The case involves a so-called TMDL (the acronym stands for “Total Maximum Daily Load”) which is a primary tool for enforcing the federal Clean Water Act (CWA). In this case, the TMDL plan at issue is required to address low dissolved oxygen (DO) levels in the river (and Lake Spokane in particular) that pose a clear threat to fish and other river creatures. (Indeed, toxic algae blooms in Lake Spokane even pose a health threat to humans and dogs who come in contact with the blooms.) While other pollutants (heavy metals, PCBs) pose major threats to Spokane River water quality, the efforts to address low DO go back thirty years and are clearly tangled in local, state, and interstate politics.

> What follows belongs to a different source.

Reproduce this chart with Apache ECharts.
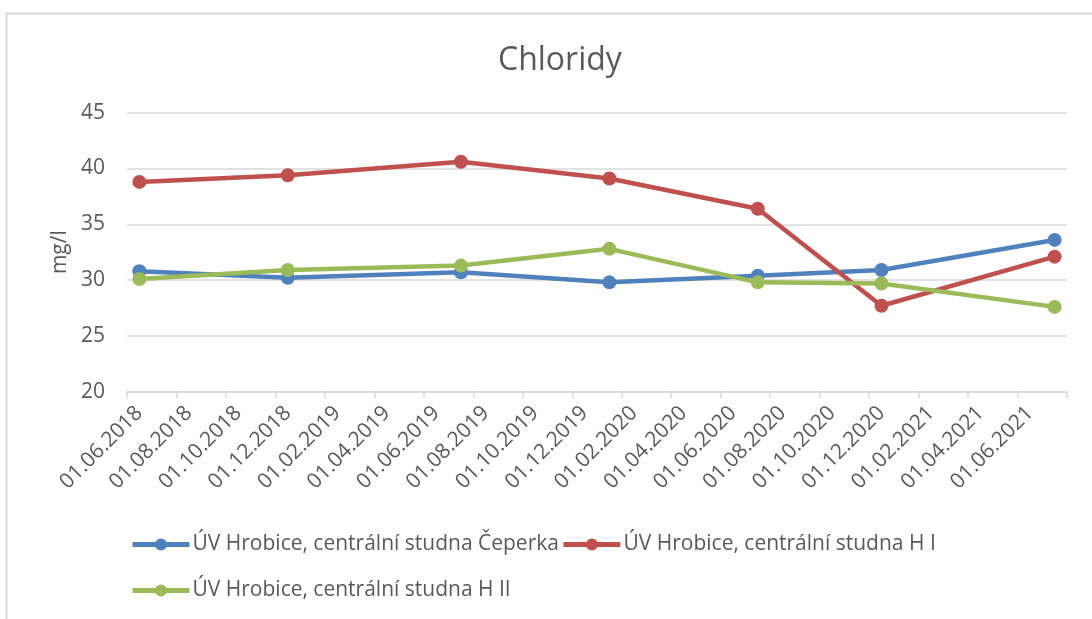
<!DOCTYPE html>
<html>
<head>
<meta charset="utf-8">
<script src="https://cdn.jsdelivr.net/npm/echarts@6/dist/echarts.min.js"></script>
<style>
  html, body { margin: 0; padding: 0; background: #fff; }
  #chart { width: 1092px; height: 619px; }
</style>
</head>
<body>
<div id="chart"></div>
<script>
// monthly categories on the x axis (June 2018 - July 2021)
const months = [
  '01.06.2018', '01.07.2018', '01.08.2018', '01.09.2018', '01.10.2018', '01.11.2018',
  '01.12.2018', '01.01.2019', '01.02.2019', '01.03.2019', '01.04.2019', '01.05.2019',
  '01.06.2019', '01.07.2019', '01.08.2019', '01.09.2019', '01.10.2019', '01.11.2019',
  '01.12.2019', '01.01.2020', '01.02.2020', '01.03.2020', '01.04.2020', '01.05.2020',
  '01.06.2020', '01.07.2020', '01.08.2020', '01.09.2020', '01.10.2020', '01.11.2020',
  '01.12.2020', '01.01.2021', '01.02.2021', '01.03.2021', '01.04.2021', '01.05.2021',
  '01.06.2021', '01.07.2021'
];

// months in which samples were taken
const sampleMonths = ['01.06.2018', '01.12.2018', '01.07.2019', '01.01.2020', '01.07.2020', '01.12.2020', '01.07.2021'];

const ceperka = [30.8, 30.2, 30.7, 29.8, 30.4, 30.9, 33.6];
const studnaHI = [38.8, 39.4, 40.6, 39.1, 36.4, 27.7, 32.1];
const studnaHII = [30.1, 30.9, 31.3, 32.8, 29.8, 29.7, 27.6];

const seriesNames = [
  'ÚV Hrobice, centrální studna Čeperka',
  'ÚV Hrobice, centrální studna H I',
  'ÚV Hrobice, centrální studna H II'
];
const colors = ['#4F81BD', '#C0504D', '#9BBB59'];

const textColor = '#595959';
const gridColor = '#d9d9d9';
const font = '"Open Sans", sans-serif';

// put the sample values on the monthly category axis
function toMonthly(values) {
  return months.map(m => {
    const i = sampleMonths.indexOf(m);
    return i >= 0 ? values[i] : null;
  });
}

const chart = echarts.init(document.getElementById('chart'));

const makeSeries = (name, values, color) => ({
  name: name,
  type: 'line',
  data: toMonthly(values),
  connectNulls: true,
  symbol: 'circle',
  symbolSize: 14,
  itemStyle: { color: color },
  lineStyle: { color: color, width: 4.5 },
  emphasis: { disabled: true }
});

const legendBase = {
  left: 125,
  itemWidth: 57,
  itemHeight: 15,
  itemGap: 2,
  lineStyle: { width: 5 },
  textStyle: { color: textColor, fontSize: 21, fontFamily: font, padding: [0, 0, 0, -2] }
};

chart.setOption({
  animation: false,
  graphic: [{
    type: 'rect',
    shape: { x: 6.5, y: 13.5, width: 1200, height: 700 },
    style: { fill: 'none', stroke: gridColor, lineWidth: 2 },
    silent: true
  }],
  title: {
    text: 'Chloridy',
    left: 493,
    top: 40,
    textStyle: { color: textColor, fontSize: 32, fontWeight: 'normal', fontFamily: font }
  },
  legend: [
    Object.assign({}, legendBase, { top: 529, data: [seriesNames[0], seriesNames[1]] }),
    Object.assign({}, legendBase, { top: 575, data: [seriesNames[2]] })
  ],
  grid: { left: 127, right: 25, top: 112.7, bottom: 227.3, containLabel: false },
  xAxis: {
    type: 'category',
    data: months,
    boundaryGap: true,
    axisLine: { lineStyle: { color: gridColor, width: 1.5 } },
    axisTick: { show: true, interval: 1, length: 6, lineStyle: { color: gridColor, width: 1.5 } },
    axisLabel: {
      interval: 1,
      rotate: 45,
      color: textColor,
      fontSize: 21,
      fontFamily: font,
      margin: 18
    },
    splitLine: { show: false }
  },
  yAxis: {
    type: 'value',
    min: 20,
    max: 45,
    interval: 5,
    name: 'mg/l',
    nameLocation: 'middle',
    nameGap: 52,
    nameTextStyle: { color: textColor, fontSize: 21, fontFamily: font },
    axisLine: { show: false },
    axisTick: { show: false },
    axisLabel: { color: textColor, fontSize: 21, fontFamily: font, margin: 22 },
    splitLine: { lineStyle: { color: gridColor, width: 1.5 } }
  },
  series: [
    makeSeries(seriesNames[0], ceperka, colors[0]),
    makeSeries(seriesNames[1], studnaHI, colors[1]),
    makeSeries(seriesNames[2], studnaHII, colors[2])
  ]
});
</script>
</body>
</html>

The latest legal salvo in the battle to see who gets to put what in the river came in July when two Idaho dischargers, the Hayden Area Regional Sewer Board and the City of Post Falls, filed suit in the Federal District Court of Idaho to try to prevent the U.S. Environmental Protection Agency (EPA) from enforcing the latest iteration of the dissolved oxygen TMDL.

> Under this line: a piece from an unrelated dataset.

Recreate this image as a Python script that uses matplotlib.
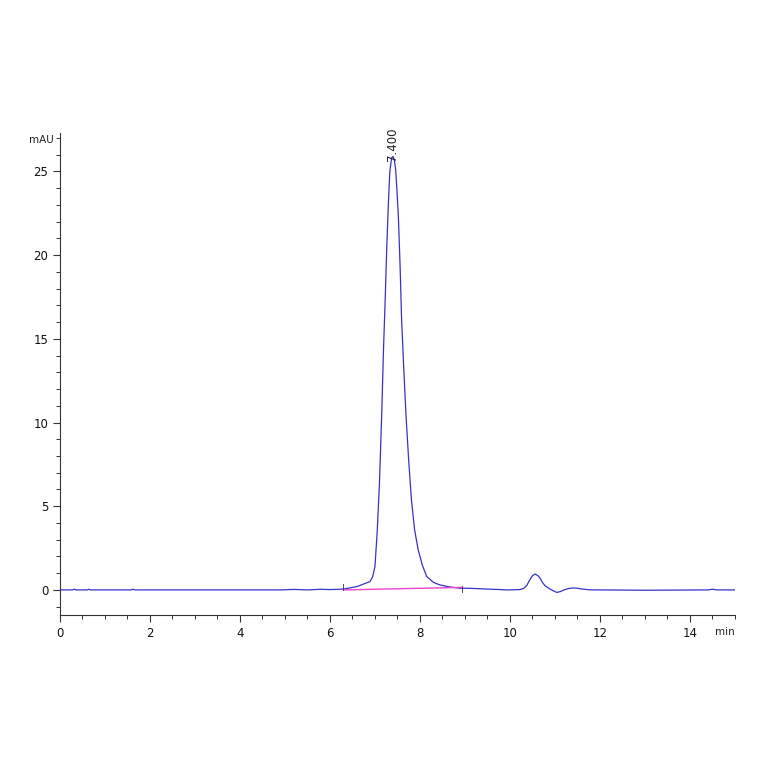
import matplotlib
matplotlib.use('Agg')
import matplotlib.pyplot as plt

# chromatogram trace (min, mAU)
time_min = [0.0, 0.28, 0.32, 0.36, 0.6, 0.64, 0.68, 1.58, 1.62, 1.66, 4.9, 5.2, 5.5, 5.8,
            6.0, 6.3, 6.6, 6.89, 6.95, 7.0, 7.05, 7.10, 7.15, 7.19, 7.23, 7.26, 7.30,
            7.33, 7.37, 7.40, 7.43, 7.46, 7.49, 7.52, 7.56, 7.59, 7.64, 7.69, 7.75,
            7.81, 7.88, 7.96, 8.05, 8.15, 8.30, 8.44, 8.65, 8.89, 9.07, 9.5, 9.96,
            10.22, 10.30, 10.37, 10.44, 10.50, 10.56, 10.62, 10.67, 10.72, 10.78,
            10.89, 10.96, 11.04, 11.12, 11.2, 11.3, 11.41, 11.5, 11.6, 11.8, 12.0,
            13.0, 14.4, 14.5, 14.6, 15.0]
signal = [0.0, 0.0, 0.04, 0.0, 0.0, 0.04, 0.0, 0.0, 0.04, 0.0, 0.0, 0.03, 0.0, 0.04,
          0.02, 0.05, 0.2, 0.5, 0.8, 1.4, 3.5, 6.4, 10.5, 14.4, 17.6, 20.3, 23.2,
          25.0, 25.8, 25.9, 25.7, 25.1, 23.8, 22.3, 19.2, 16.3, 13.2, 10.4, 7.7,
          5.4, 3.6, 2.4, 1.5, 0.8, 0.45, 0.3, 0.18, 0.1, 0.1, 0.05, 0.0,
          0.02, 0.08, 0.25, 0.6, 0.85, 0.95, 0.85, 0.7, 0.45, 0.25,
          0.05, -0.05, -0.15, -0.1, 0.0, 0.08, 0.12, 0.1, 0.05, 0.0, 0.0,
          -0.02, 0.0, 0.04, 0.0, 0.0]

# integration baseline of the main peak
base_t = [6.30, 8.93]
base_y = [0.0, 0.15]

peak_rt = 7.400
peak_height = 25.9

fig = plt.figure(figsize=(7.64, 7.64), dpi=100)
ax = fig.add_axes([0.0785, 0.195, 0.8835, 0.631])

ax.plot(time_min, signal, color='#3333cc', linewidth=0.9)
ax.plot(base_t, base_y, color='#ee44cc', linewidth=1.0)
# start / end markers of integration
ax.plot([base_t[0], base_t[0]], [base_y[0], base_y[0] + 0.35], color='#333333', linewidth=0.6)
ax.plot([base_t[1], base_t[1]], [base_y[1] - 0.3, base_y[1] + 0.1], color='#333333', linewidth=0.6)

ax.text(peak_rt, peak_height - 0.3, f'{peak_rt:.3f}', rotation=90, ha='center', va='bottom',
        fontsize=8.5, color='#222222')

ax.set_xlim(0, 15)
ax.set_ylim(-1.5, 27.3)
ax.set_xticks([0, 2, 4, 6, 8, 10, 12, 14])
ax.set_xticks([i * 0.5 for i in range(31)], minor=True)
ax.set_yticks([0, 5, 10, 15, 20, 25])
ax.set_yticks(list(range(-1, 28)), minor=True)

for side in ['top', 'right']:
    ax.spines[side].set_visible(False)
for side in ['left', 'bottom']:
    ax.spines[side].set_color('#333333')
    ax.spines[side].set_linewidth(0.8)

ax.tick_params(axis='both', which='major', direction='out', length=5, width=0.8,
               labelsize=8.5, colors='#333333', labelcolor='#111111')
ax.tick_params(axis='both', which='minor', direction='out', length=3, width=0.7, colors='#333333')

ax.text(-0.027, 0.985, 'mAU', transform=ax.transAxes, ha='center', va='center', fontsize=7.5,
        color='#222222')
ax.text(0.985, -0.036, 'min', transform=ax.transAxes, ha='center', va='center', fontsize=7.5,
        color='#222222')

fig.savefig('out.png', dpi=100)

Eichstaedt says he’s baffled by many of the 300 or so allegations that the Idaho dischargers have made, including an assertion that the TMDL has to go through an extended federal rule-making process even though, to Eichstaedt, “it’s pretty clear the TMDL is not a rule.”
In whole, Eichstaedt sees the Idaho dischargers’ suit as a broad attack on the TMDL process for enforcing the federal Clean Water Act. So even though the Riverkeeper is not entirely supportive of the DO TMDL, the Riverkeeper does believe that the TMDL process itself has to be defended as an instrument of enforcing the Clean Water Act.
“The most important part of why we’re intervening,” Eichstaedt says, “is that sometimes in these kind of cases the resolution is not in the courtroom. It’s in the smoky back room, and the smoky back room has materialized. Next Friday there is a meeting in Seattle to attempt to negotiate a solution between the Idaho dischargers and EPA. I heard about it and what I was basically told is that if you want a get a seat at the table, you have to intervene.”
Part of what concerns Eichstaedt is that at least one recent proposal to resolve the impasse looks to have the markings of a plan that EPA introduced two years ago and then, under pressure from the Center for Justice, had to withdraw the scheme and make a public apology.